Bottom Type--Type Theory

Johannes Loher johannesloher at fg4f.de
Thu Jan 17 05:04:38 UTC 2019


Am 17.01.19 um 03:59 schrieb Meta:
> D has a couple of different unit types which all behave differently:
> 
> typeof(null), its sole value being null. It also happens to be the
> bottom type for all objects, pointers and arrays.
> 
> 
> void, which actually *does* have a single value - you just can't declare
> a variable with type void:
> 
> void main()
> {
>     auto v = new void[1];
>     pragma(msg, typeof(v[0])); // Prints "void"
>     import std.stdio;
>     writeln(v[0]); // Error: template std.stdio.writeln cannot deduce
> function from argument types !()(void)
> }
> 
> This may actually be a compiler bug/quirk; I'm not completely sure.
> 
> 
> Any enum with only 1 element:
> 
> enum Unit
> {
>     val
> }
> 

I have already resorted to using `struct Unit {}` as a proper unit type
in the past. The problem with this however is that it is only
convention. As soon as you have to interface with somebody else's code,
you lost, because they all use void and expect you to use void.

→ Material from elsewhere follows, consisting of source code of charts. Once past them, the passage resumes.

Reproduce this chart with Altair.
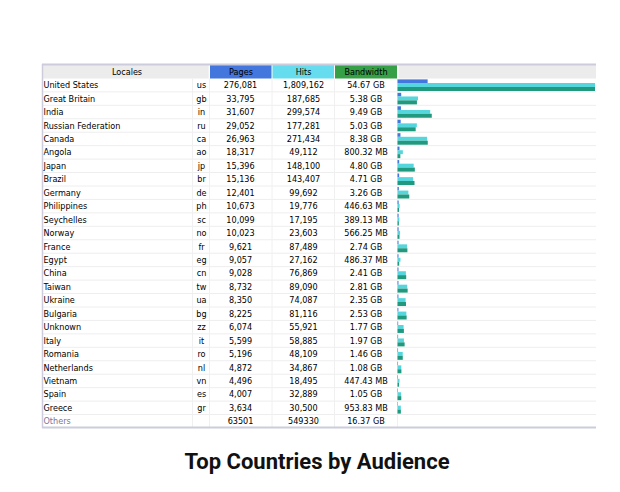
import altair as alt
import pandas as pd

# ---------------- data ----------------
countries = ["United States", "Great Britain", "India", "Russian Federation", "Canada",
             "Angola", "Japan", "Brazil", "Germany", "Philippines", "Seychelles", "Norway",
             "France", "Egypt", "China", "Taiwan", "Ukraine", "Bulgaria", "Unknown", "Italy",
             "Romania", "Netherlands", "Vietnam", "Spain", "Greece"]
codes = ["us", "gb", "in", "ru", "ca", "ao", "jp", "br", "de", "ph", "sc", "no", "fr",
         "eg", "cn", "tw", "ua", "bg", "zz", "it", "ro", "nl", "vn", "es", "gr"]
pages = [276081, 33795, 31607, 29052, 26963, 18317, 15396, 15136, 12401, 10673, 10099,
         10023, 9621, 9057, 9028, 8732, 8350, 8225, 6074, 5599, 5196, 4872, 4496, 4007, 3634]
hits = [1809162, 187685, 299574, 177281, 271434, 49112, 148100, 143407, 99692, 19776,
        17195, 23603, 87489, 27162, 76869, 89090, 74087, 81116, 55921, 58885, 48109,
        34867, 18495, 32889, 30500]
bandwidth = ["54.67 GB", "5.38 GB", "9.49 GB", "5.03 GB", "8.38 GB", "800.32 MB",
             "4.80 GB", "4.71 GB", "3.26 GB", "446.63 MB", "389.13 MB", "566.25 MB",
             "2.74 GB", "486.37 MB", "2.41 GB", "2.81 GB", "2.35 GB", "2.53 GB", "1.77 GB",
             "1.97 GB", "1.46 GB", "1.08 GB", "447.43 MB", "1.05 GB", "953.83 MB"]
others_label = "Others"
others_pages = 63501
others_hits = 549330
others_bandwidth = "16.37 GB"

headers = ["Locales", "Pages", "Hits", "Bandwidth"]
title_text = "Top Countries by Audience"


def to_gb(s):
    v, unit = s.split()
    v = float(v)
    return v / 1024 if unit == "MB" else v


n = len(countries)
df = pd.DataFrame({
    "idx": list(range(n + 1)),
    "country": countries + [others_label],
    "code": codes + [""],
    "pages": pages + [others_pages],
    "hits": hits + [others_hits],
    "pages_lbl": [f"{v:,}" for v in pages] + [str(others_pages)],
    "hits_lbl": [f"{v:,}" for v in hits] + [str(others_hits)],
    "bw_lbl": bandwidth + [others_bandwidth],
    "bw_gb": [to_gb(s) for s in bandwidth] + [to_gb(others_bandwidth)],
    "others": [False] * n + [True],
})
main = df[~df["others"]]

# ---------------- styling ----------------
FONT = "DejaVu Sans Condensed, DejaVu Sans"
FS = 9
yscale = alt.Scale(domain=[-1, n + 1], range=[57, 420], nice=False, zero=False)
BAR_X0, BAR_X1 = 389.5, 587.0
xscale = alt.Scale(domain=[0, 1], range=[BAR_X0, BAR_X1], nice=False, zero=False)

one = pd.DataFrame({"idx": [-1], "idx_end": [0]})


def header_bg(x0, x1, color):
    return alt.Chart(one).mark_rect(color=color).encode(
        x=alt.value(x0), x2=alt.value(x1),
        y=alt.Y("idx:Q", scale=yscale, axis=None), y2="idx_end:Q")


def header_text(label, xc):
    return alt.Chart(pd.DataFrame({"idx": [-1], "t": [label]})).transform_calculate(
        yc="datum.idx + 0.5").mark_text(font=FONT, fontSize=FS, color="#000000",
                                       align="center", baseline="middle").encode(
        x=alt.value(xc), y=alt.Y("yc:Q", scale=yscale, axis=None), text="t:N")


def col_text(data, field, xc, align="center", color="#000000"):
    return alt.Chart(data).transform_calculate(yc="datum.idx + 0.5").mark_text(
        font=FONT, fontSize=FS, color=color, align=align, baseline="middle").encode(
        x=alt.value(xc), y=alt.Y("yc:Q", scale=yscale, axis=None), text=f"{field}:N")


layers = []
# header backgrounds
layers += [
    header_bg(35, 200.7, "#ececec"),
    header_bg(202, 263.5, "#4477dd"),
    header_bg(264.5, 326, "#66ddee"),
    header_bg(327, 389, "#36a047"),
    header_bg(390.5, 588, "#ececec"),
]
# header labels
layers += [
    header_text(headers[0], 119),
    header_text(headers[1], 233),
    header_text(headers[2], 295.5),
    header_text(headers[3], 358),
]

# row separators
layers.append(
    alt.Chart(df[df["idx"] > 0]).mark_rule(color="#eeeeee", strokeWidth=1).encode(
        x=alt.value(35), x2=alt.value(588),
        y=alt.Y("idx:Q", scale=yscale, axis=None)))

# vertical cell separators
vsep = pd.DataFrame({"a": [0]})
for xv in [184.5, 201.5, 264, 326.5, 389.5]:
    layers.append(alt.Chart(vsep).mark_rule(color="#f0f0f0", strokeWidth=1).encode(
        x=alt.value(xv), y=alt.value(70.5), y2=alt.value(419)))

# text columns
layers += [
    col_text(main, "country", 35.5, align="left"),
    col_text(df[df["others"]], "country", 35.5, align="left", color="#7777a0"),
    col_text(main, "code", 193.5),
    col_text(df, "pages_lbl", 232.5),
    col_text(df, "hits_lbl", 295.5),
    col_text(df, "bw_lbl", 358),
]

# bars
base_bar = alt.Chart(main).transform_joinaggregate(
    max_hits="max(hits)", max_bw="max(bw_gb)")
bar_specs = [
    ("datum.pages / datum.max_hits", 0.07, 0.34, "#4477dd"),
    ("datum.hits / datum.max_hits", 0.34, 0.63, "#55d6dc"),
    ("datum.bw_gb / datum.max_bw", 0.63, 0.93, "#21997f"),
]
for expr, o0, o1, col in bar_specs:
    layers.append(
        base_bar.transform_calculate(
            frac=expr, y0=f"datum.idx + {o0}", y1=f"datum.idx + {o1}"
        ).mark_rect(color=col).encode(
            x=alt.X("frac:Q", scale=xscale, axis=None), x2=alt.value(BAR_X0),
            y=alt.Y("y0:Q", scale=yscale, axis=None), y2="y1:Q"))

# table frame (top, left, bottom)
frame = pd.DataFrame({"a": [0]})
layers += [
    alt.Chart(frame).mark_rule(color="#ccccdd", strokeWidth=2).encode(
        x=alt.value(34), x2=alt.value(588), y=alt.value(56.5)),
    alt.Chart(frame).mark_rule(color="#ccccdd", strokeWidth=2).encode(
        x=alt.value(34), x2=alt.value(588), y=alt.value(419.5)),
    alt.Chart(frame).mark_rule(color="#ccccdd", strokeWidth=1.5).encode(
        x=alt.value(34.5), y=alt.value(56), y2=alt.value(420)),
]

# title
layers.append(
    alt.Chart(pd.DataFrame({"t": [title_text]})).mark_text(
        font="Roboto", fontSize=22, fontWeight="bold", color="#111111",
        align="center", baseline="alphabetic").encode(
        x=alt.value(309), y=alt.value(461), text="t:N"))

chart = alt.layer(*layers).properties(
    width=604, height=476, padding=0,
    autosize=alt.AutoSizeParams(type="none"),
    background="#ffffff",
).configure_view(stroke=None)

chart.save("out.html", embed_options={"renderer": "svg", "actions": False})
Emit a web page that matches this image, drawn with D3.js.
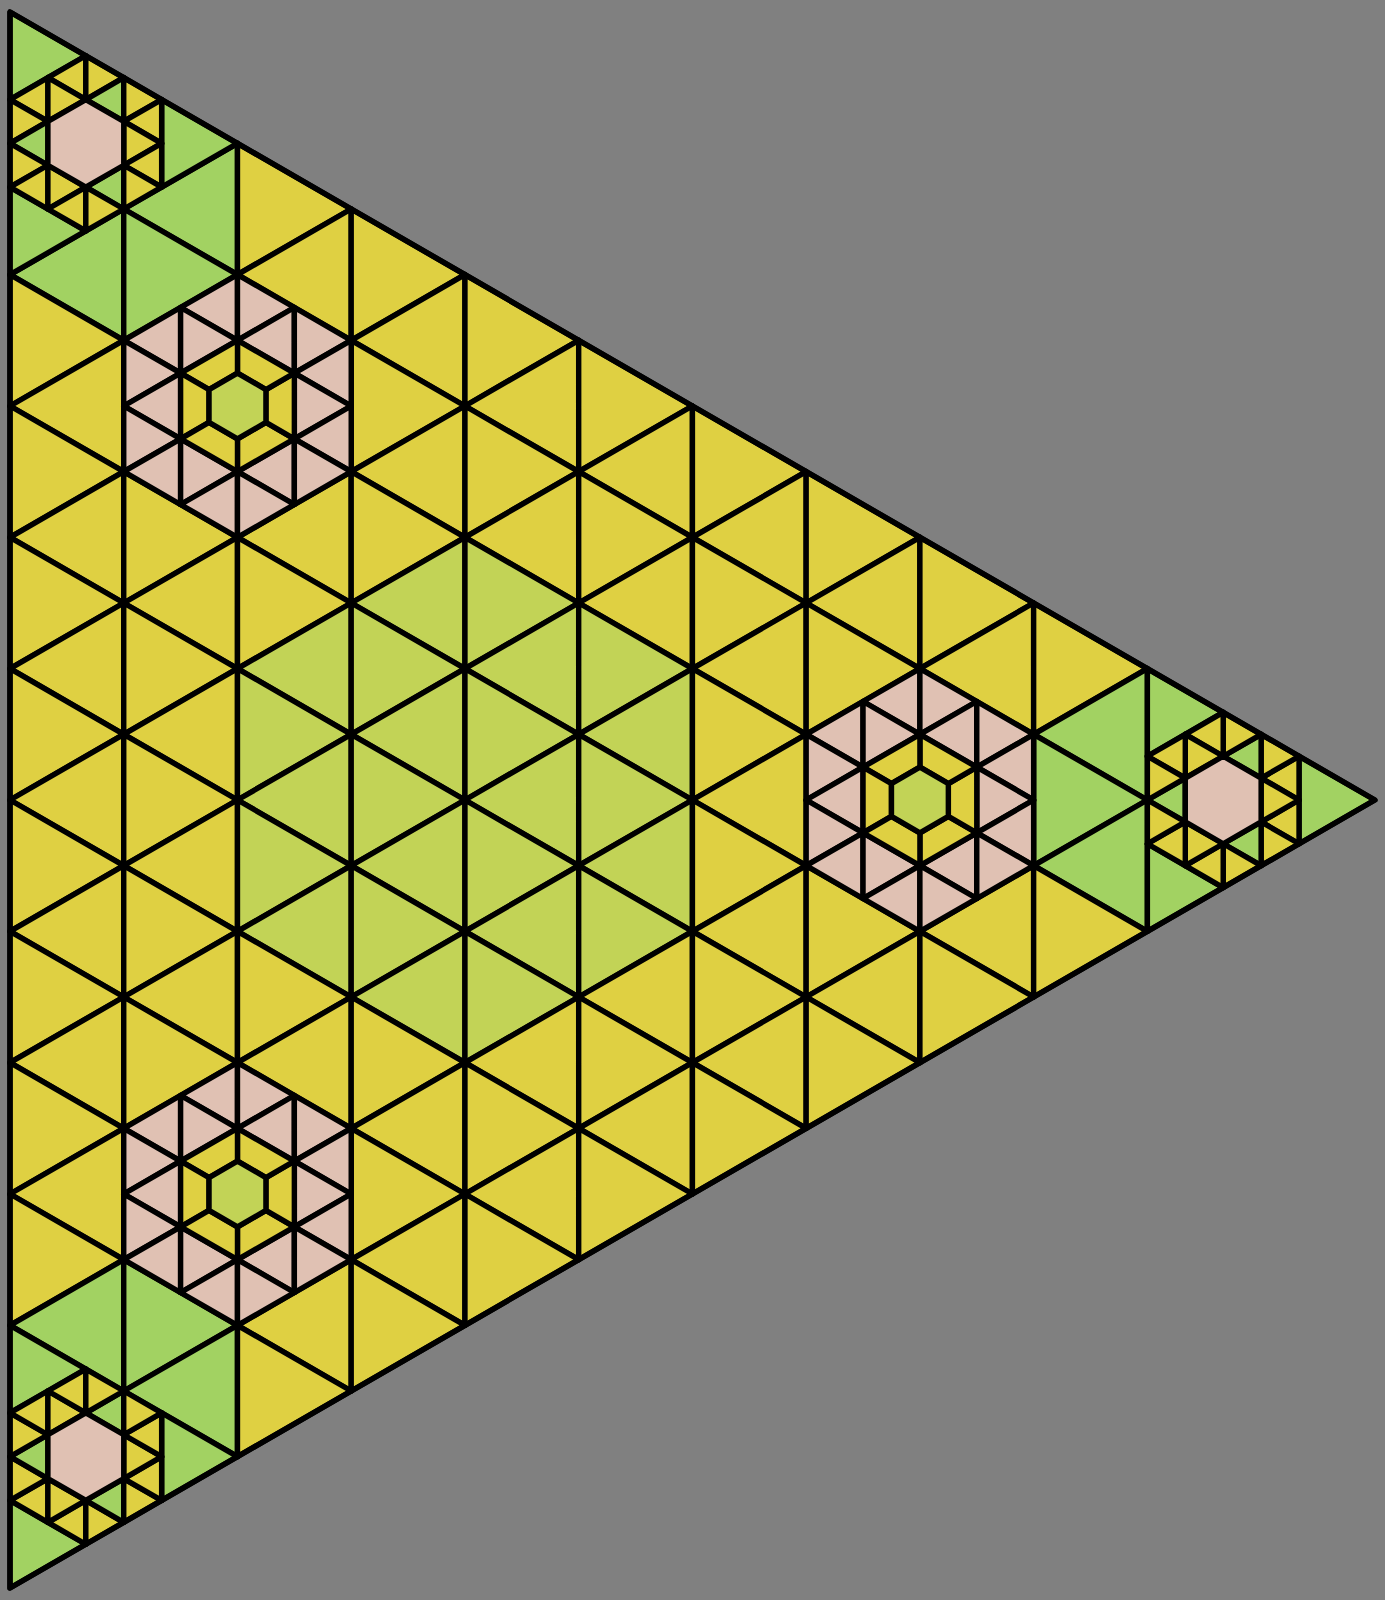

> As an aside, the empty enum:
> 
> enum Empty
> {
> }
> 
> Is an uninhabited type similar to Bottom, but is not implicitly
> convertible to any other type, unlike Bottom.
> 
> 
> The empty struct:
> 
> struct Unit
> {
> }
> 
> Unit u;
> writeln(u); // Prints Unit()
> 
> 
> And probably more that I have missed

While all of this is true, in my opinion there should be one "canonical"
unit type in the sense that it works as a proper unit type (it has only
one value, you can declare variables of it) and it is implicitly
returned from functions which do not have an explicit return statement
(and are not inferred to return Tbottom, if that is added). The
candidate for such a type would be void, but there are quite few things
we'd need to fix as H. S. Theo explained somewhere in this thread.